*The request*
For every line in the data below that contains "diagram", copy the line.

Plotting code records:
---*---
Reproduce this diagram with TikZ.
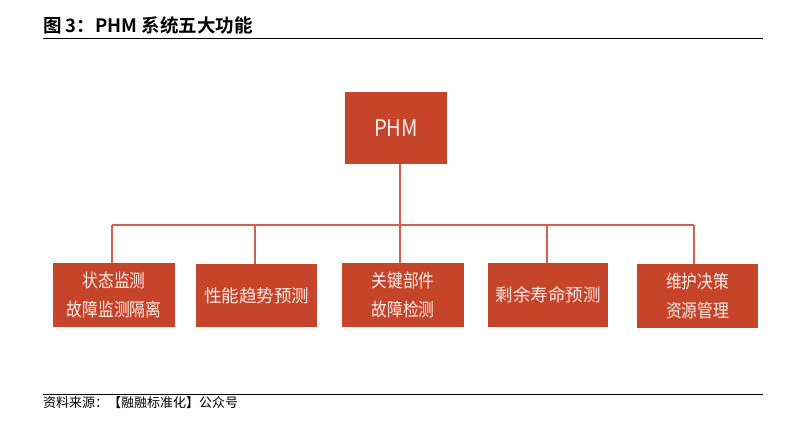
\documentclass[tikz,border=0pt]{standalone}
\usepackage{fontspec}
\setmainfont{Noto Sans CJK SC}
\newfontfamily\cjk{Noto Sans CJK SC}
\newfontfamily\cjknarrow[FakeStretch=0.86]{Noto Sans CJK SC}
\newfontfamily\cjkbold{Noto Sans CJK SC Bold}
\definecolor{boxred}{HTML}{C5442A}
\definecolor{linered}{HTML}{D2604B}
\definecolor{boxtext}{HTML}{FBEDE8}
\tikzset{
  fbox/.style={fill=boxred, draw=none, inner sep=0pt, align=center, text=boxtext,
    font=\cjk\fontsize{17.5}{27}\selectfont, minimum height=64pt},
  fboxtwo/.style={fbox, font=\cjknarrow\fontsize{18.3}{29}\selectfont},
  conn/.style={draw=linered, line width=1.3pt},
  rulel/.style={draw=black, line width=1pt}
}
\begin{document}
\begin{tikzpicture}[x=1pt,y=-1pt]
\useasboundingbox (0,0) rectangle (786,436);
% title
\node[anchor=west, inner sep=0pt, font=\cjkbold\fontsize{18.5}{20}\selectfont] (title) at (43,25) {图 3：PHM 系统五大功能};
\coordinate (r1a) at (43,39);
\coordinate (r1b) at (763,39);
\draw[rulel] (r1a) -- (r1b);
% boxes
\node[fbox, minimum width=102pt, minimum height=72pt] (phm) at (396,128) {\scalebox{0.88}[1]{\fontsize{23}{25}\selectfont PHM}};
\node[fboxtwo, minimum width=122pt] (b1) at (114,295) {状态监测\\故障监测隔离};
\node[fbox, minimum width=121pt, minimum height=63pt] (b2) at (256.5,295.5) {性能趋势预测};
\node[fboxtwo, minimum width=122pt] (b3) at (403,295) {关键部件\\故障检测};
\node[fbox, minimum width=120pt] (b4) at (548,295) {剩余寿命预测};
\node[fboxtwo, minimum width=121pt] (b5) at (697.5,296) {维护决策\\资源管理};
% connectors
\coordinate (j1) at (112,225);
\coordinate (j2) at (255,225);
\coordinate (j3) at (400,225);
\coordinate (j4) at (547,225);
\coordinate (j5) at (694,225);
\draw[conn] (j1) -- (j5);
\draw[conn] (j3 |- phm.south) -- (j3 |- b3.north);
\draw[conn] (j1) -- (j1 |- b1.north);
\draw[conn] (j2) -- (j2 |- b2.north);
\draw[conn] (j4) -- (j4 |- b4.north);
\draw[conn] (j5) -- (j5 |- b5.north);
% footer
\coordinate (r2a) at (43,394);
\coordinate (r2b) at (763,394);
\draw[rulel] (r2a) -- (r2b);
\node[anchor=west, inner sep=0pt, font=\cjk\fontsize{13}{15}\selectfont] (src) at (43,403) {资料来源：【融融标准化】公众号};
\end{tikzpicture}
\end{document}
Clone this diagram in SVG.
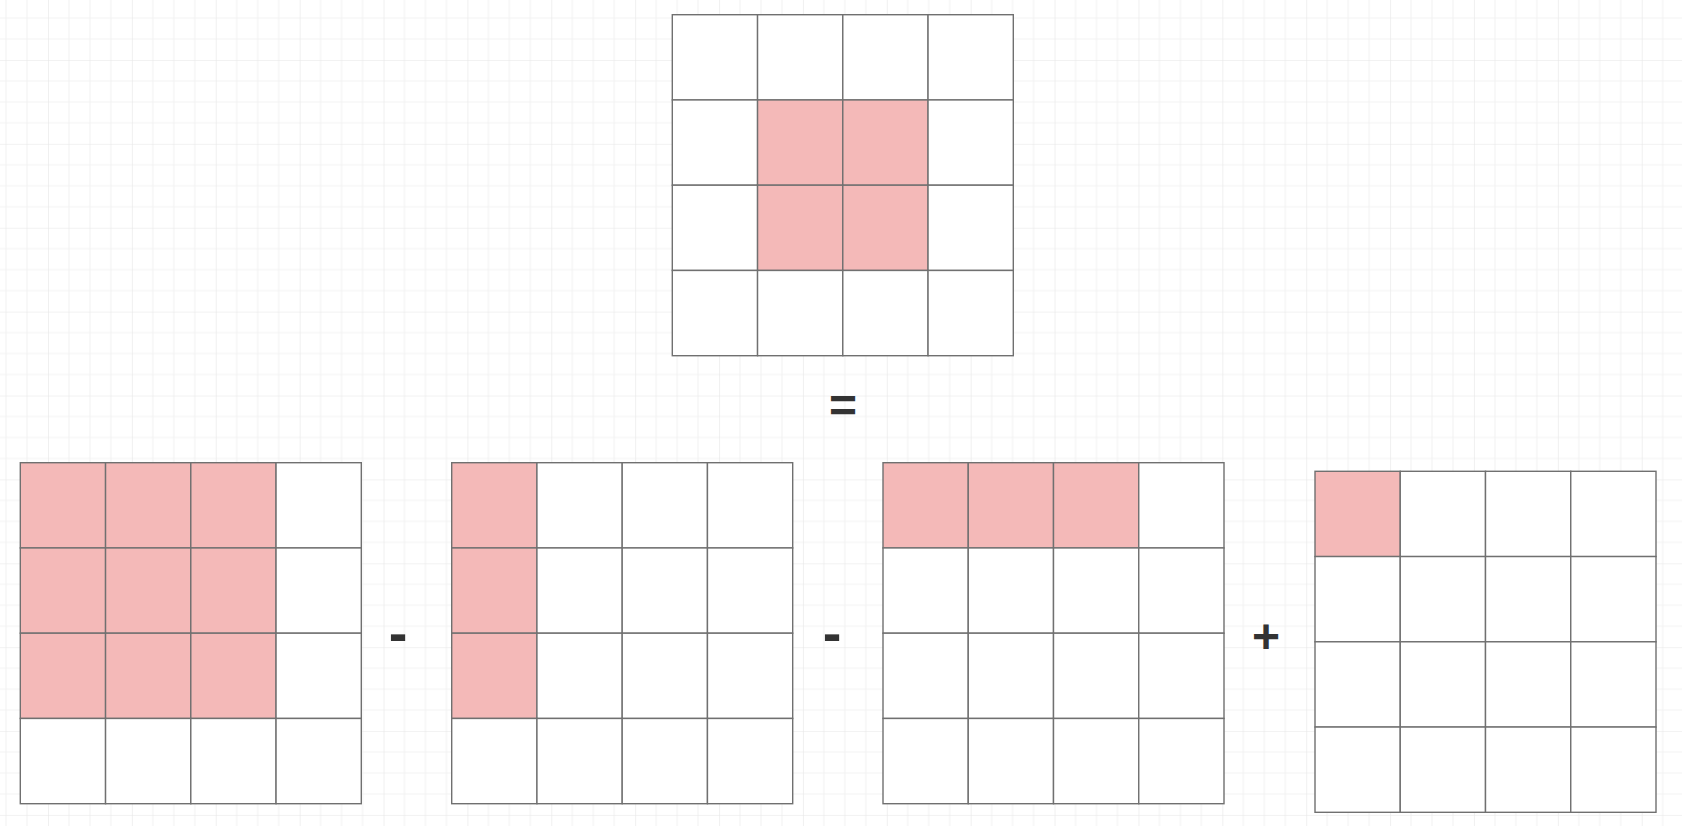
<svg xmlns="http://www.w3.org/2000/svg" width="1682" height="826" viewBox="0 0 1682 826">
<style>
.c{stroke:#707070;stroke-width:1.4;fill:#ffffff}
.p{fill:#f4b9b8}
.op{font-family:"Liberation Sans",Arial,sans-serif;font-weight:bold;font-size:48px;fill:#333333;text-anchor:middle}
.mi{font-size:56px}
</style>
<defs>
<pattern id="grid" patternUnits="userSpaceOnUse" x="48" y="60" width="83.88" height="83.88">
<g stroke="#f3f3f3" stroke-width="1.2" fill="none">
<path d="M20.97 0V83.88M41.94 0V83.88M62.91 0V83.88M0 20.97H83.88M0 41.94H83.88M0 62.91H83.88"/>
</g>
<g stroke="#e6e6e6" stroke-width="1.2" fill="none">
<path d="M0 0V83.88M0 0H83.88"/>
</g>
</pattern>
</defs>
<rect width="1682" height="826" fill="#ffffff"/>
<rect width="1682" height="826" fill="url(#grid)"/>

<g id="top-matrix" transform="translate(672.3,14.7)">
<rect class="c" x="0" y="0" width="85.25" height="85.25"/>
<rect class="c" x="85.25" y="0" width="85.25" height="85.25"/>
<rect class="c" x="170.5" y="0" width="85.25" height="85.25"/>
<rect class="c" x="255.75" y="0" width="85.25" height="85.25"/>
<rect class="c" x="0" y="85.25" width="85.25" height="85.25"/>
<rect class="c p" x="85.25" y="85.25" width="85.25" height="85.25"/>
<rect class="c p" x="170.5" y="85.25" width="85.25" height="85.25"/>
<rect class="c" x="255.75" y="85.25" width="85.25" height="85.25"/>
<rect class="c" x="0" y="170.5" width="85.25" height="85.25"/>
<rect class="c p" x="85.25" y="170.5" width="85.25" height="85.25"/>
<rect class="c p" x="170.5" y="170.5" width="85.25" height="85.25"/>
<rect class="c" x="255.75" y="170.5" width="85.25" height="85.25"/>
<rect class="c" x="0" y="255.75" width="85.25" height="85.25"/>
<rect class="c" x="85.25" y="255.75" width="85.25" height="85.25"/>
<rect class="c" x="170.5" y="255.75" width="85.25" height="85.25"/>
<rect class="c" x="255.75" y="255.75" width="85.25" height="85.25"/>
</g>

<g id="matrix-1" transform="translate(20.3,462.7)">
<rect class="c p" x="0" y="0" width="85.25" height="85.25"/>
<rect class="c p" x="85.25" y="0" width="85.25" height="85.25"/>
<rect class="c p" x="170.5" y="0" width="85.25" height="85.25"/>
<rect class="c" x="255.75" y="0" width="85.25" height="85.25"/>
<rect class="c p" x="0" y="85.25" width="85.25" height="85.25"/>
<rect class="c p" x="85.25" y="85.25" width="85.25" height="85.25"/>
<rect class="c p" x="170.5" y="85.25" width="85.25" height="85.25"/>
<rect class="c" x="255.75" y="85.25" width="85.25" height="85.25"/>
<rect class="c p" x="0" y="170.5" width="85.25" height="85.25"/>
<rect class="c p" x="85.25" y="170.5" width="85.25" height="85.25"/>
<rect class="c p" x="170.5" y="170.5" width="85.25" height="85.25"/>
<rect class="c" x="255.75" y="170.5" width="85.25" height="85.25"/>
<rect class="c" x="0" y="255.75" width="85.25" height="85.25"/>
<rect class="c" x="85.25" y="255.75" width="85.25" height="85.25"/>
<rect class="c" x="170.5" y="255.75" width="85.25" height="85.25"/>
<rect class="c" x="255.75" y="255.75" width="85.25" height="85.25"/>
</g>

<g id="matrix-2" transform="translate(451.7,462.7)">
<rect class="c p" x="0" y="0" width="85.25" height="85.25"/>
<rect class="c" x="85.25" y="0" width="85.25" height="85.25"/>
<rect class="c" x="170.5" y="0" width="85.25" height="85.25"/>
<rect class="c" x="255.75" y="0" width="85.25" height="85.25"/>
<rect class="c p" x="0" y="85.25" width="85.25" height="85.25"/>
<rect class="c" x="85.25" y="85.25" width="85.25" height="85.25"/>
<rect class="c" x="170.5" y="85.25" width="85.25" height="85.25"/>
<rect class="c" x="255.75" y="85.25" width="85.25" height="85.25"/>
<rect class="c p" x="0" y="170.5" width="85.25" height="85.25"/>
<rect class="c" x="85.25" y="170.5" width="85.25" height="85.25"/>
<rect class="c" x="170.5" y="170.5" width="85.25" height="85.25"/>
<rect class="c" x="255.75" y="170.5" width="85.25" height="85.25"/>
<rect class="c" x="0" y="255.75" width="85.25" height="85.25"/>
<rect class="c" x="85.25" y="255.75" width="85.25" height="85.25"/>
<rect class="c" x="170.5" y="255.75" width="85.25" height="85.25"/>
<rect class="c" x="255.75" y="255.75" width="85.25" height="85.25"/>
</g>

<g id="matrix-3" transform="translate(883,462.7)">
<rect class="c p" x="0" y="0" width="85.25" height="85.25"/>
<rect class="c p" x="85.25" y="0" width="85.25" height="85.25"/>
<rect class="c p" x="170.5" y="0" width="85.25" height="85.25"/>
<rect class="c" x="255.75" y="0" width="85.25" height="85.25"/>
<rect class="c" x="0" y="85.25" width="85.25" height="85.25"/>
<rect class="c" x="85.25" y="85.25" width="85.25" height="85.25"/>
<rect class="c" x="170.5" y="85.25" width="85.25" height="85.25"/>
<rect class="c" x="255.75" y="85.25" width="85.25" height="85.25"/>
<rect class="c" x="0" y="170.5" width="85.25" height="85.25"/>
<rect class="c" x="85.25" y="170.5" width="85.25" height="85.25"/>
<rect class="c" x="170.5" y="170.5" width="85.25" height="85.25"/>
<rect class="c" x="255.75" y="170.5" width="85.25" height="85.25"/>
<rect class="c" x="0" y="255.75" width="85.25" height="85.25"/>
<rect class="c" x="85.25" y="255.75" width="85.25" height="85.25"/>
<rect class="c" x="170.5" y="255.75" width="85.25" height="85.25"/>
<rect class="c" x="255.75" y="255.75" width="85.25" height="85.25"/>
</g>

<g id="matrix-4" transform="translate(1315,471.3)">
<rect class="c p" x="0" y="0" width="85.25" height="85.25"/>
<rect class="c" x="85.25" y="0" width="85.25" height="85.25"/>
<rect class="c" x="170.5" y="0" width="85.25" height="85.25"/>
<rect class="c" x="255.75" y="0" width="85.25" height="85.25"/>
<rect class="c" x="0" y="85.25" width="85.25" height="85.25"/>
<rect class="c" x="85.25" y="85.25" width="85.25" height="85.25"/>
<rect class="c" x="170.5" y="85.25" width="85.25" height="85.25"/>
<rect class="c" x="255.75" y="85.25" width="85.25" height="85.25"/>
<rect class="c" x="0" y="170.5" width="85.25" height="85.25"/>
<rect class="c" x="85.25" y="170.5" width="85.25" height="85.25"/>
<rect class="c" x="170.5" y="170.5" width="85.25" height="85.25"/>
<rect class="c" x="255.75" y="170.5" width="85.25" height="85.25"/>
<rect class="c" x="0" y="255.75" width="85.25" height="85.25"/>
<rect class="c" x="85.25" y="255.75" width="85.25" height="85.25"/>
<rect class="c" x="170.5" y="255.75" width="85.25" height="85.25"/>
<rect class="c" x="255.75" y="255.75" width="85.25" height="85.25"/>
</g>

<g id="operators">
<text id="op-eq" class="op" x="843" y="422">=</text>
<text id="op-minus-1" class="op mi" x="398" y="652">-</text>
<text id="op-minus-2" class="op mi" x="832" y="652">-</text>
<text id="op-plus" class="op" x="1266" y="653">+</text>
</g>
<g id="connectors"/>
</svg>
---*---
*Answer to this task*
Reproduce this diagram with TikZ.
Clone this diagram in SVG.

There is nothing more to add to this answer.